◆ **Data to process**
◇ ◇ ◇ ◇ ◇

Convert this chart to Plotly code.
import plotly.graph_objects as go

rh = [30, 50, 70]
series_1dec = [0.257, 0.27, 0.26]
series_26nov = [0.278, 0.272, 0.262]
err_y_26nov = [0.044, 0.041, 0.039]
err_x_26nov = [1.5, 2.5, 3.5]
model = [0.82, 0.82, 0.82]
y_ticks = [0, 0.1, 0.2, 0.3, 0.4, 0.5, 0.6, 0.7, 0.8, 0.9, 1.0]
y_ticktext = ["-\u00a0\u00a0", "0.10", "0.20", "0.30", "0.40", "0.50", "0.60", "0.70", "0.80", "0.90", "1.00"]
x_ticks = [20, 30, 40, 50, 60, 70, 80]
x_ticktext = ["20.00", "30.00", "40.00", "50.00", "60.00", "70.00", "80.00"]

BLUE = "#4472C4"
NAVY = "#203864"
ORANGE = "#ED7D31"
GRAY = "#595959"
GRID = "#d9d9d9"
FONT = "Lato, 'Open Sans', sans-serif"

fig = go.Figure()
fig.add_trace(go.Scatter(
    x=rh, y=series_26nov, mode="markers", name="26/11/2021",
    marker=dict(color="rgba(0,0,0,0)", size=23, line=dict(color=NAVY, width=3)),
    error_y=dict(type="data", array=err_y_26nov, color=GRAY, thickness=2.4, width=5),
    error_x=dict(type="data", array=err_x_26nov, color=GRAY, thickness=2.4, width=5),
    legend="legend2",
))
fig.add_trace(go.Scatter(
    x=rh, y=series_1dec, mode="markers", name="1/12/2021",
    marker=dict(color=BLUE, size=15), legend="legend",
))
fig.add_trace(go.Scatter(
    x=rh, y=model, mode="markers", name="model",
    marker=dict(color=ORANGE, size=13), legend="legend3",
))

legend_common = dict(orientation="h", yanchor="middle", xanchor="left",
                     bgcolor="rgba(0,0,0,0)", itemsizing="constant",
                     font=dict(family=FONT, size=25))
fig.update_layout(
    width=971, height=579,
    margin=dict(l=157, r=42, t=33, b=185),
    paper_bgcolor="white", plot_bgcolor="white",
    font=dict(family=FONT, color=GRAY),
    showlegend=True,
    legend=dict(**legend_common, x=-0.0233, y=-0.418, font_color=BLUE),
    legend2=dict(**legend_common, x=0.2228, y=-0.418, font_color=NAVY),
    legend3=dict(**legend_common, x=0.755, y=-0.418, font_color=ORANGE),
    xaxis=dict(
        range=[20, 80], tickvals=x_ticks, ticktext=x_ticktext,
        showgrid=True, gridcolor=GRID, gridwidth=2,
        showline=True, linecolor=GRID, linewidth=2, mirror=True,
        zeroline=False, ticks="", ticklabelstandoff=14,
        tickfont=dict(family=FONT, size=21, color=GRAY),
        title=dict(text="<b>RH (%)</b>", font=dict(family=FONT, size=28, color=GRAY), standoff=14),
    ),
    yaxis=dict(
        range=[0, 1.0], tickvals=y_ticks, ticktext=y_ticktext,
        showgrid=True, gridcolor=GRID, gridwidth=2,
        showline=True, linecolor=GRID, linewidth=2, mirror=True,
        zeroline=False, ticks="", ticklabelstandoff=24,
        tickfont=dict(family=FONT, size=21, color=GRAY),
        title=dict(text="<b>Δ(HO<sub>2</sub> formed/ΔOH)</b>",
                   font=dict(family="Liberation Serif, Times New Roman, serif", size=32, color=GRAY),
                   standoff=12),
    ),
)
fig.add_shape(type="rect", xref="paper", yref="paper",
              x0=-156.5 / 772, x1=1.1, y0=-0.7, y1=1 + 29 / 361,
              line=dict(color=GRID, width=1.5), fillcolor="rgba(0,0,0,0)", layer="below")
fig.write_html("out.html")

◇ ◇ ◇ ◇ ◇

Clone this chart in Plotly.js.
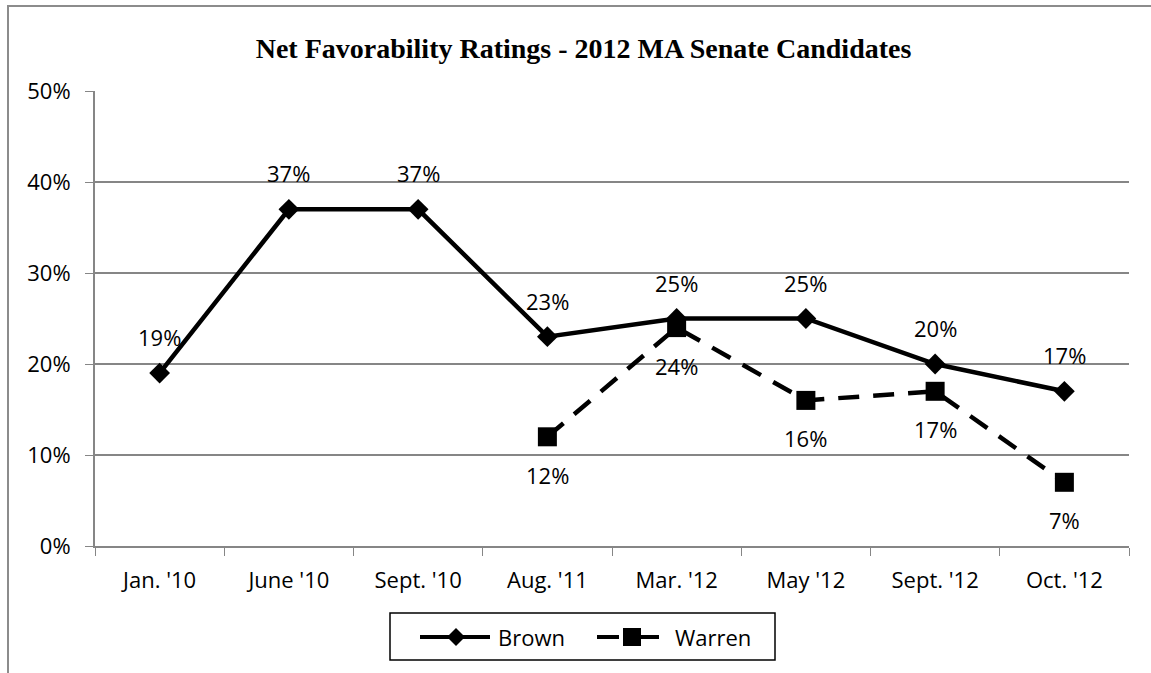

◇ ◇ ◇ ◇ ◇

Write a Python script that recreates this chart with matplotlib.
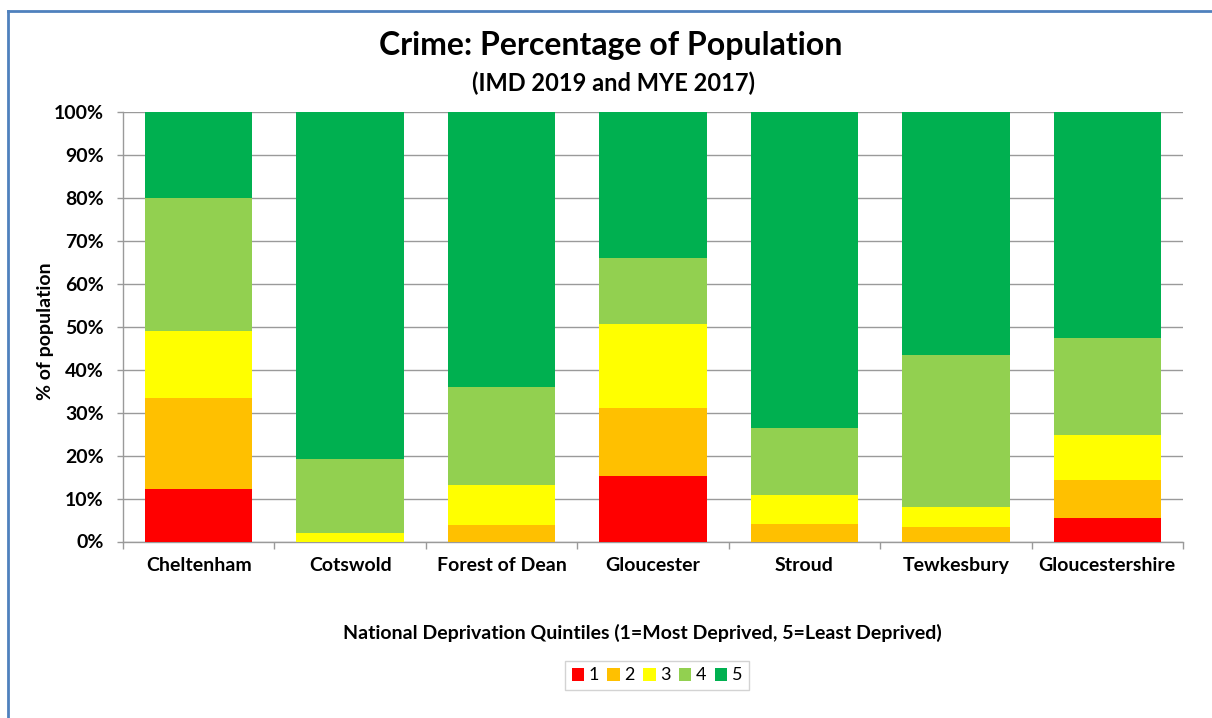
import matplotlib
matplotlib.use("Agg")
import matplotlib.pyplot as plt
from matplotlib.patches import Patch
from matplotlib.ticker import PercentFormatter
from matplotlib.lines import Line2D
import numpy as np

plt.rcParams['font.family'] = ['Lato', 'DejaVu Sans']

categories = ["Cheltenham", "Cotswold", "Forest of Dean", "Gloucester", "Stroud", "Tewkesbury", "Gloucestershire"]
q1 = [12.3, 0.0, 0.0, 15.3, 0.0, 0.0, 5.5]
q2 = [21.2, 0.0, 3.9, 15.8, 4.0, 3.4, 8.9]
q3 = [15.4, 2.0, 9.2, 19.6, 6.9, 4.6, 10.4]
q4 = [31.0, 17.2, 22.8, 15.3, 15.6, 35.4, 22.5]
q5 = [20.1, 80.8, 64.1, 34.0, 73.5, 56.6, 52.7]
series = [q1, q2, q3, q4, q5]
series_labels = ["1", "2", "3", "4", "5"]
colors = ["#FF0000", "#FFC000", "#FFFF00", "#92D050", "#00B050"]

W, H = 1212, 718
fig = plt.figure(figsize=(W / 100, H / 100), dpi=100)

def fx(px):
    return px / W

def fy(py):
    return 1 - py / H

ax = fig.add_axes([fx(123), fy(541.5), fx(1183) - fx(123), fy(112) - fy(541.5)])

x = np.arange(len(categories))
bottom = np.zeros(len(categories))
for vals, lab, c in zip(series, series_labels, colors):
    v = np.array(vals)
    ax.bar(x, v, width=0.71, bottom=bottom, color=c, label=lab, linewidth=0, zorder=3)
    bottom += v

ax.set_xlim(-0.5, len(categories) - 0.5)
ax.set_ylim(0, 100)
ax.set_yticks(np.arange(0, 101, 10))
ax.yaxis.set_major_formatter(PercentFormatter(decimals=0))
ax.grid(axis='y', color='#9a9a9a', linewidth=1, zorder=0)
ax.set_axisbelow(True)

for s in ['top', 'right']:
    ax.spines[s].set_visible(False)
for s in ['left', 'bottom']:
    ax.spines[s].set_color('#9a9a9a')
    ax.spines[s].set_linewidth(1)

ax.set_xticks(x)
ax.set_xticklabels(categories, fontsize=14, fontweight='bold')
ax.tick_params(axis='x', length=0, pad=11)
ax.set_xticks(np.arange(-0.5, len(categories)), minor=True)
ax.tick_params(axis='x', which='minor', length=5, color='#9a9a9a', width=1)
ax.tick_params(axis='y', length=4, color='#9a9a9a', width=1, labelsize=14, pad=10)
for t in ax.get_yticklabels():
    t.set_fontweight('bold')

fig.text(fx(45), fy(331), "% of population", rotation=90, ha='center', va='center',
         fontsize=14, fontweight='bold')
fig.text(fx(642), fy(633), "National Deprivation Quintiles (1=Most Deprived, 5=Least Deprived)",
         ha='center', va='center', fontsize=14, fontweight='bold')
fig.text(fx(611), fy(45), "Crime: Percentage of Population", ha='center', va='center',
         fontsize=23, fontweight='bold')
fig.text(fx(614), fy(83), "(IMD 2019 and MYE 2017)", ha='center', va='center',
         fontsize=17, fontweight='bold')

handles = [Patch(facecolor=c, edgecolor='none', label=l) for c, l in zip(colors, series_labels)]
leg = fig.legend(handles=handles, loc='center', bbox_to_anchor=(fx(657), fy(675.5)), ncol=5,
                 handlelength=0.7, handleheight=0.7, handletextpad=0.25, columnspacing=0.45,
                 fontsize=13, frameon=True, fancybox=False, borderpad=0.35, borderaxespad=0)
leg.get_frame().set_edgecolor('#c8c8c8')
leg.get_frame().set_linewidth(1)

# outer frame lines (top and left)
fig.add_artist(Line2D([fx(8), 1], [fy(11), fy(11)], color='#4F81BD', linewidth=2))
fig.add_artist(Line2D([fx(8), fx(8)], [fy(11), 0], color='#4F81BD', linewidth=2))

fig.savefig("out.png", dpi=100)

◇ ◇ ◇ ◇ ◇

◆ **Written request**
Extract the part of the records that opens with the line containing "Write a Python" and closes with the line containing "ax = fig.add_axes([fx(123), fy(541.5), fx(1183)". Take only those lines, exactly, and no pictures.

◆ **Final result**
Write a Python script that recreates this chart with matplotlib.
import matplotlib
matplotlib.use("Agg")
import matplotlib.pyplot as plt
from matplotlib.patches import Patch
from matplotlib.ticker import PercentFormatter
from matplotlib.lines import Line2D
import numpy as np

plt.rcParams['font.family'] = ['Lato', 'DejaVu Sans']

categories = ["Cheltenham", "Cotswold", "Forest of Dean", "Gloucester", "Stroud", "Tewkesbury", "Gloucestershire"]
q1 = [12.3, 0.0, 0.0, 15.3, 0.0, 0.0, 5.5]
q2 = [21.2, 0.0, 3.9, 15.8, 4.0, 3.4, 8.9]
q3 = [15.4, 2.0, 9.2, 19.6, 6.9, 4.6, 10.4]
q4 = [31.0, 17.2, 22.8, 15.3, 15.6, 35.4, 22.5]
q5 = [20.1, 80.8, 64.1, 34.0, 73.5, 56.6, 52.7]
series = [q1, q2, q3, q4, q5]
series_labels = ["1", "2", "3", "4", "5"]
colors = ["#FF0000", "#FFC000", "#FFFF00", "#92D050", "#00B050"]

W, H = 1212, 718
fig = plt.figure(figsize=(W / 100, H / 100), dpi=100)

def fx(px):
    return px / W

def fy(py):
    return 1 - py / H

ax = fig.add_axes([fx(123), fy(541.5), fx(1183) - fx(123), fy(112) - fy(541.5)])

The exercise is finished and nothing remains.